After pumping water out of the A, B, C & D tracks all night, the MTA has announced that service is restored on those lines for the morning commute. So it looks like your big dream of kayaking to work through the subway system has been foiled. After a water main break at West 106th Street and Central Park flooded the system (and created a spectacular sink-hole) yesterday morning, crews toiled through the night to repair the damage, and full service was restored to all tracks shortly after 5:00 a.m. Here's how they did it:
Using both stationary and portable pumps, crews were successful in removing water three to ten feet deep along the tracks stretching from the 103rd Street station to 125th Street. Crews also replaced approximately 30 motorized signal stop arms that were damaged by the water. A massive clean-up of mud and debris was done, while tracks and third rails were power-washed. Work trains were called into service to remove debris as it was collected and bagged.

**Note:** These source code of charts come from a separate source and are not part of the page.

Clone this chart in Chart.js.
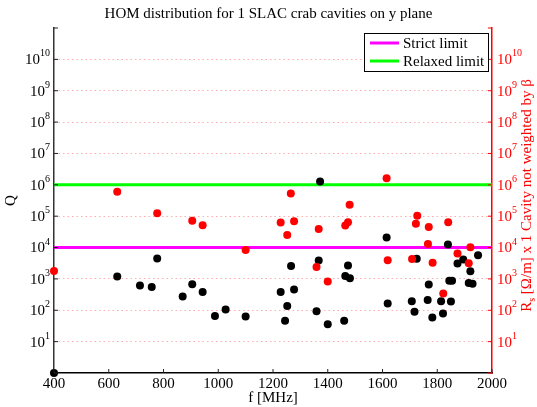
<!DOCTYPE html>
<html>
<head>
<meta charset="utf-8">
<script src="https://cdn.jsdelivr.net/npm/chart.js@4/dist/chart.umd.min.js"></script>
<style>
  html, body { margin: 0; padding: 0; background: #fff; }
  #wrap { width: 537px; height: 407px; }
</style>
</head>
<body>
<div id="wrap"><canvas id="homChart"></canvas></div>
<script>
// values
const qFreq = [400, 631, 714, 757, 777, 870, 905, 943, 988, 1027, 1100, 1228, 1244, 1252, 1266,
  1277, 1359, 1367, 1372, 1400, 1460, 1464, 1474, 1481, 1615, 1619, 1707, 1717, 1725, 1765,
  1769, 1782, 1814, 1821, 1839, 1844, 1850, 1854, 1874, 1895, 1915, 1921, 1929, 1949];
const qValues = [1, 1200, 617, 555, 4470, 275, 675, 383, 66, 105, 63, 385, 46, 137, 2600,
  460, 93, 3870, 1.28e6, 36, 46, 1230, 2690, 1050, 21000, 164, 195, 89, 4400, 214,
  660, 59, 195, 79, 12500, 870, 190, 870, 3100, 4150, 740, 1740, 700, 5700];
const rsFreq = [400, 631, 777, 905, 943, 1100, 1228, 1252, 1265, 1277, 1359, 1367, 1400, 1464,
  1474, 1480, 1615, 1619, 1708, 1722, 1727, 1766, 1769, 1783, 1822, 1840, 1874, 1915, 1921];
const rsValues = [1800, 600000, 123000, 71000, 51000, 8300, 63000, 25000, 530000, 69000, 2400,
  39000, 830, 50000, 64000, 232000, 1.63e6, 3950, 4350, 57000, 104000, 12900, 45000, 3300, 345,
  64000, 6450, 3150, 10200];
const limitFreq = [400, 2000];
const strictLimit = [1e4, 1e4];
const relaxedLimit = [1e6, 1e6];
const xTicks = [400, 600, 800, 1000, 1200, 1400, 1600, 1800, 2000];
const decades = [0, 1, 2, 3, 4, 5, 6, 7, 8, 9, 10, 11];

const SERIF = '"Liberation Serif", "Times New Roman", serif';
const toPts = (xs, ys) => xs.map((x, i) => ({ x, y: ys[i] }));
const decadeTicks = (scale) => { scale.ticks = decades.map((e) => ({ value: 10 ** e })); };

// draws 10^n labels, inward tick marks, legend box and right axis title
const decorPlugin = {
  id: 'decor',
  afterDraw(chart) {
    const { ctx, chartArea: a } = chart;
    const x = chart.scales.x;
    const yl = chart.scales.yL;
    ctx.save();
    // tick marks pointing inward
    ctx.lineWidth = 1;
    ctx.strokeStyle = '#222';
    xTicks.forEach((v) => {
      const px = x.getPixelForValue(v);
      ctx.beginPath(); ctx.moveTo(px, a.bottom); ctx.lineTo(px, a.bottom - 4); ctx.stroke();
    });
    decades.forEach((e) => {
      const py = yl.getPixelForValue(10 ** e);
      ctx.strokeStyle = '#222';
      ctx.beginPath(); ctx.moveTo(a.left, py); ctx.lineTo(a.left + 4, py); ctx.stroke();
      ctx.strokeStyle = '#ff0000';
      ctx.beginPath(); ctx.moveTo(a.right, py); ctx.lineTo(a.right - 4, py); ctx.stroke();
    });
    // decade labels with superscripts
    const pow = (px, py, e, side, color) => {
      ctx.fillStyle = color;
      ctx.font = '15px ' + SERIF;
      const wb = ctx.measureText('10').width;
      ctx.font = '10px ' + SERIF;
      const we = ctx.measureText(String(e)).width;
      const x0 = side === 'left' ? px - wb - we : px;
      ctx.textAlign = 'left';
      ctx.font = '15px ' + SERIF;
      ctx.textBaseline = 'middle';
      ctx.fillText('10', x0, py + 1);
      ctx.font = '10px ' + SERIF;
      ctx.textBaseline = 'alphabetic';
      ctx.fillText(String(e), x0 + wb, py - 3);
    };
    decades.slice(1, 11).forEach((e) => {
      const py = yl.getPixelForValue(10 ** e);
      pow(a.left - 4, py, e, 'left', '#000');
      pow(a.right + 5, py, e, 'right', '#ff0000');
    });
    // right axis title, reading bottom to top
    ctx.translate(527, (a.top + a.bottom) / 2 - 5);
    ctx.rotate(-Math.PI / 2);
    ctx.fillStyle = '#ff0000';
    ctx.textBaseline = 'middle';
    ctx.textAlign = 'left';
    const big = '15px ' + SERIF;
    const small = '10px ' + SERIF;
    const rest = ' [Ω/m] x 1 Cavity not weighted by β';
    ctx.font = big; const wR = ctx.measureText('R').width; const wRest = ctx.measureText(rest).width;
    ctx.font = small; const wS = ctx.measureText('s').width;
    let tx = -(wR + wS + wRest) / 2;
    ctx.font = big; ctx.fillText('R', tx, 0); tx += wR;
    ctx.font = small; ctx.fillText('s', tx, 5); tx += wS;
    ctx.font = big; ctx.fillText(rest, tx, 0);
    ctx.restore();

    // legend
    ctx.save();
    const lx = a.right - 128; const ly = a.top + 5;
    ctx.fillStyle = '#fff';
    ctx.fillRect(lx, ly, 124, 38);
    ctx.strokeStyle = '#000';
    ctx.lineWidth = 1;
    ctx.strokeRect(lx + 0.5, ly + 0.5, 124, 38);
    const items = chart.data.datasets.filter((d) => d.showLine);
    items.forEach((d, i) => {
      const yy = ly + 10 + i * 18;
      ctx.strokeStyle = d.borderColor;
      ctx.lineWidth = 3;
      ctx.beginPath(); ctx.moveTo(lx + 6, yy); ctx.lineTo(lx + 35, yy); ctx.stroke();
      ctx.fillStyle = '#000';
      ctx.font = '15px ' + SERIF;
      ctx.textBaseline = 'middle';
      ctx.fillText(d.label, lx + 39, yy + 1);
    });
    ctx.restore();
  },
};

new Chart(document.getElementById('homChart'), {
  type: 'scatter',
  data: {
    datasets: [
      {
        label: 'Strict limit',
        data: toPts(limitFreq, strictLimit),
        showLine: true,
        borderColor: '#ff00ff',
        borderWidth: 3,
        pointRadius: 0,
        yAxisID: 'yL',
        order: 3,
      },
      {
        label: 'Relaxed limit',
        data: toPts(limitFreq, relaxedLimit),
        showLine: true,
        borderColor: '#00ff00',
        borderWidth: 3,
        pointRadius: 0,
        yAxisID: 'yL',
        order: 3,
      },
      {
        label: 'Q',
        data: toPts(qFreq, qValues),
        backgroundColor: '#000',
        borderWidth: 0,
        pointRadius: 4,
        yAxisID: 'yL',
        clip: false,
        order: 2,
      },
      {
        label: 'Rs',
        data: toPts(rsFreq, rsValues),
        backgroundColor: '#ff0000',
        borderWidth: 0,
        pointRadius: 4,
        yAxisID: 'yR',
        clip: false,
        order: 1,
      },
    ],
  },
  options: {
    responsive: true,
    maintainAspectRatio: false,
    animation: false,
    layout: { padding: 0 },
    plugins: {
      legend: { display: false },
      tooltip: { enabled: false },
      title: {
        display: true,
        text: 'HOM distribution for 1 SLAC crab cavities on y plane',
        color: '#000',
        font: { family: SERIF, size: 15, weight: 'normal' },
        padding: { top: 5, bottom: 5 },
      },
    },
    scales: {
      x: {
        type: 'linear',
        min: 400,
        max: 2000,
        afterBuildTicks: (s) => { s.ticks = xTicks.map((v) => ({ value: v })); },
        afterFit: (s) => { s.height = 34; },
        grid: { display: false, drawTicks: false },
        border: { color: '#000', width: 1.5 },
        ticks: {
          color: '#000', font: { family: SERIF, size: 15 }, padding: 2, maxRotation: 0,
          callback: (v) => String(v),
        },
        title: {
          display: true, text: 'f [MHz]', color: '#000',
          font: { family: SERIF, size: 15 }, padding: 0,
        },
      },
      yL: {
        type: 'logarithmic',
        position: 'left',
        min: 1,
        max: 1e11,
        afterBuildTicks: decadeTicks,
        afterFit: (s) => { s.width = 54; },
        grid: { display: false, drawTicks: false },
        border: { color: '#333', width: 1.5 },
        ticks: { autoSkip: false, callback: () => '' },
        title: {
          display: true, text: 'Q', color: '#000',
          font: { family: SERIF, size: 15 }, padding: 2,
        },
      },
      yR: {
        type: 'logarithmic',
        position: 'right',
        min: 1,
        max: 1e11,
        afterBuildTicks: decadeTicks,
        afterFit: (s) => { s.width = 45; },
        grid: {
          drawTicks: false,
          color: (c) => (c.tick && (c.tick.value <= 1 || c.tick.value >= 1e11)
            ? 'rgba(0,0,0,0)' : 'rgba(255,90,90,0.5)'),
        },
        border: { color: '#ff0000', width: 1.5, dash: [1.5, 3] },
        ticks: { autoSkip: false, callback: () => '' },
      },
    },
  },
  plugins: [decorPlugin],
});
</script>
</body>
</html>
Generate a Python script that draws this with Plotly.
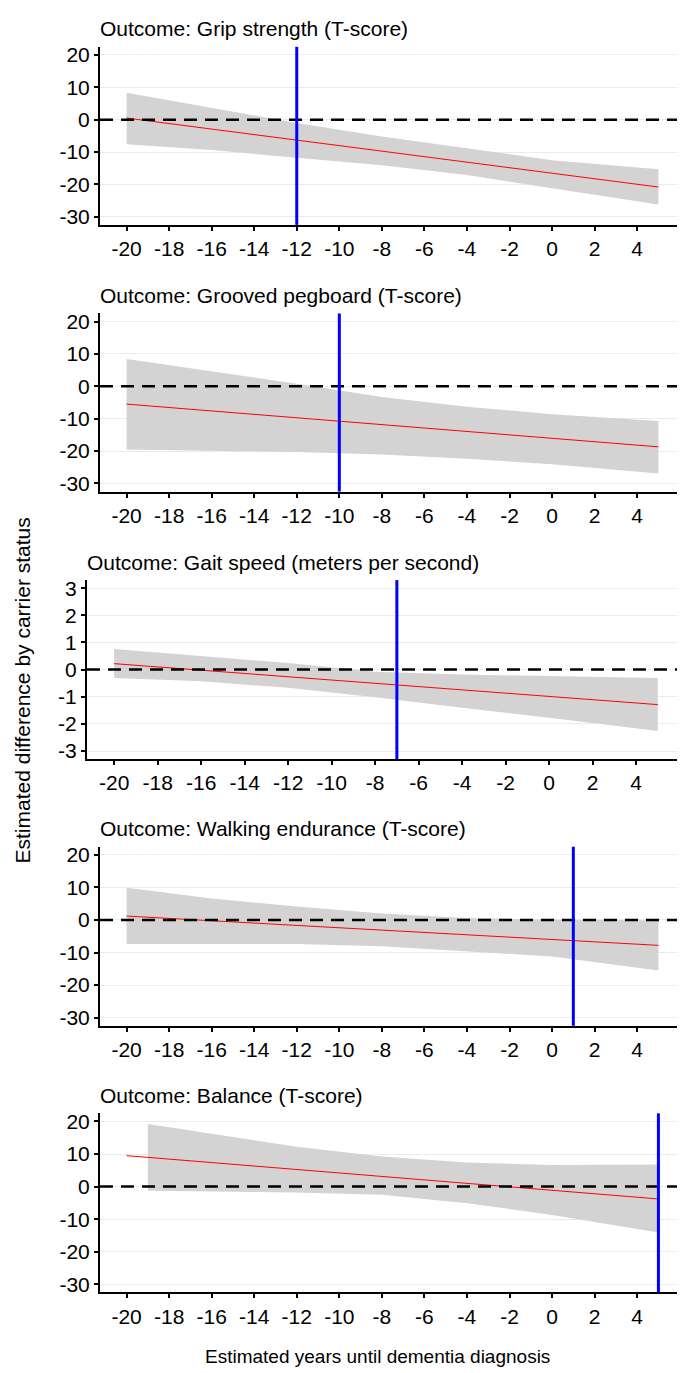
import plotly.graph_objects as go

years = [-20, -16, -12, -8, -4, 0, 5]

titles = [
    "Outcome: Grip strength (T-score)",
    "Outcome: Grooved pegboard (T-score)",
    "Outcome: Gait speed (meters per second)",
    "Outcome: Walking endurance (T-score)",
    "Outcome: Balance (T-score)",
]

grip_est = [0.5, -2.9, -6.3, -9.7, -13.1, -16.5, -20.8]
grip_upper = [8.3, 3.6, -1.0, -5.2, -8.9, -12.5, -15.3]
grip_lower = [-7.6, -9.4, -11.8, -14.1, -17.1, -21.2, -26.2]

peg_est = [-5.5, -7.6, -9.7, -11.8, -13.9, -16.0, -18.7]
peg_upper = [8.4, 4.6, 0.8, -3.3, -6.3, -8.6, -10.7]
peg_lower = [-19.5, -19.8, -20.3, -21.1, -22.4, -24.1, -26.9]

gait_est = [0.22, -0.02, -0.26, -0.50, -0.74, -0.98, -1.29]
gait_upper = [0.76, 0.50, 0.24, -0.08, -0.18, -0.24, -0.31]
gait_lower = [-0.31, -0.43, -0.67, -1.02, -1.41, -1.77, -2.26]

walk_est = [1.2, -0.2, -1.7, -3.1, -4.6, -6.0, -7.8]
walk_upper = [9.9, 6.6, 4.1, 2.0, 0.6, 0.1, -0.1]
walk_lower = [-7.4, -7.4, -7.4, -8.1, -9.7, -11.2, -15.5]

bal_est = [9.5, 7.4, 5.2, 3.1, 1.0, -1.1, -3.8]
bal_ribbon_years = [-19, -16, -12, -8, -4, 0, 5]
bal_upper = [19.2, 16.3, 12.2, 9.2, 7.4, 6.6, 6.8]
bal_lower = [-1.3, -1.5, -1.8, -2.5, -5.1, -8.7, -14.1]

# blue reference line per outcome
vlines = [-12, -10, -7, 1, 5]

x_ticks = list(range(-20, 5, 2))
t_ticks = [-30, -20, -10, 0, 10, 20]
gait_ticks = [-3, -2, -1, 0, 1, 2, 3]

# page body has an 8px margin, so the figure is placed 8px in from the corner
OFF = 8
W, H = 685 - OFF, 1373 - OFF
FONT = "Liberation Sans, Arial, Helvetica, sans-serif"


def px(v):
    return (v - OFF) / W


def py(v):
    return 1 - (v - OFF) / H


def labels(vals):
    return [str(v) for v in vals]


panels = [
    dict(est=grip_est, rx=years, up=grip_upper, lo=grip_lower, ticks=t_ticks, rng=[-32.5, 22.5], left=100, top=43, bottom=222, ty=25),
    dict(est=peg_est, rx=years, up=peg_upper, lo=peg_lower, ticks=t_ticks, rng=[-32.5, 22.5], left=100, top=311, bottom=490, ty=293),
    dict(est=gait_est, rx=years, up=gait_upper, lo=gait_lower, ticks=gait_ticks, rng=[-3.3, 3.3], left=87, top=579, bottom=759, ty=561),
    dict(est=walk_est, rx=years, up=walk_upper, lo=walk_lower, ticks=t_ticks, rng=[-32.5, 22.5], left=100, top=847, bottom=1027, ty=829),
    dict(est=bal_est, rx=bal_ribbon_years, up=bal_upper, lo=bal_lower, ticks=t_ticks, rng=[-32.5, 22.5], left=100, top=1115, bottom=1295, ty=1097),
]

fig = go.Figure()
layout = {}
annotations = []
shapes = []

for i, p in enumerate(panels):
    n = "" if i == 0 else str(i + 1)
    xr, yr = "x" + n, "y" + n

    fig.add_trace(go.Scatter(
        x=p["rx"] + p["rx"][::-1],
        y=p["up"] + p["lo"][::-1],
        fill="toself", fillcolor="#D3D3D3", line=dict(width=0),
        mode="lines", hoverinfo="skip", showlegend=False,
        xaxis=xr, yaxis=yr,
    ))
    fig.add_trace(go.Scatter(
        x=years, y=p["est"], mode="lines",
        line=dict(color="#FF0000", width=1),
        showlegend=False, xaxis=xr, yaxis=yr,
    ))

    layout["xaxis" + n] = dict(
        domain=[px(p["left"]), 1], anchor=yr, range=[-21.25, 6.25],
        tickmode="array", tickvals=x_ticks, ticktext=labels(x_ticks),
        ticks="outside", ticklen=4, tickwidth=1.5, tickcolor="black",
        showline=True, linecolor="black", linewidth=2, showgrid=False, zeroline=False,
        tickfont=dict(size=21, color="black", family=FONT),
    )
    layout["yaxis" + n] = dict(
        domain=[py(p["bottom"]), py(p["top"])], anchor=xr, range=p["rng"],
        tickmode="array", tickvals=p["ticks"], ticktext=labels(p["ticks"]),
        ticks="outside", ticklen=4, tickwidth=1.5, tickcolor="black",
        showline=True, linecolor="black", linewidth=2, showgrid=True, gridcolor="#EBEBEB",
        gridwidth=1, zeroline=False,
        tickfont=dict(size=21, color="black", family=FONT),
    )

    shapes.append(dict(type="line", xref=xr + " domain", yref=yr, x0=0, x1=1, y0=0, y1=0,
                       line=dict(color="black", width=2.5, dash="13px,8px"), layer="above"))
    shapes.append(dict(type="line", xref=xr, yref=yr + " domain", x0=vlines[i], x1=vlines[i], y0=0, y1=1,
                       line=dict(color="#0000FF", width=3), layer="above"))

    annotations.append(dict(text=titles[i], xref="paper", yref="paper", x=px(p["left"] - 2), y=py(p["ty"]),
                            xanchor="left", yanchor="middle", showarrow=False,
                            font=dict(size=21, color="black", family=FONT)))

annotations.append(dict(text="Estimated difference by carrier status", xref="paper", yref="paper",
                        x=px(23), y=py(690), textangle=-90, xanchor="center", yanchor="middle",
                        showarrow=False, font=dict(size=21, color="black", family=FONT)))
annotations.append(dict(text="Estimated years until dementia diagnosis", xref="paper", yref="paper",
                        x=px(377), y=py(1359), xanchor="center", yanchor="middle",
                        showarrow=False, font=dict(size=19, color="black", family=FONT)))

fig.update_layout(
    **layout,
    width=W, height=H,
    margin=dict(l=0, r=0, t=0, b=0),
    paper_bgcolor="white", plot_bgcolor="white",
    annotations=annotations, shapes=shapes,
    showlegend=False,
)

fig.write_html("out.html")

The water main break occurred shortly before 11:30 a.m. Monday at 106th Street and Central Park West with reports indicating that the ruptured 36-inch water main was nearly 100 years old. Maintainers responded quickly and discovered eight to ten feet of water in the system between 103rd Street and 110th Street and nearly four feet of water as far north as 125th Street. Pumps located in the 125th Street Station were able to move about 6,000 gallons of water per minute out of the system.
6,000 gallons pumped out per minute! It is truly impressive how much the MTA can suck sometimes.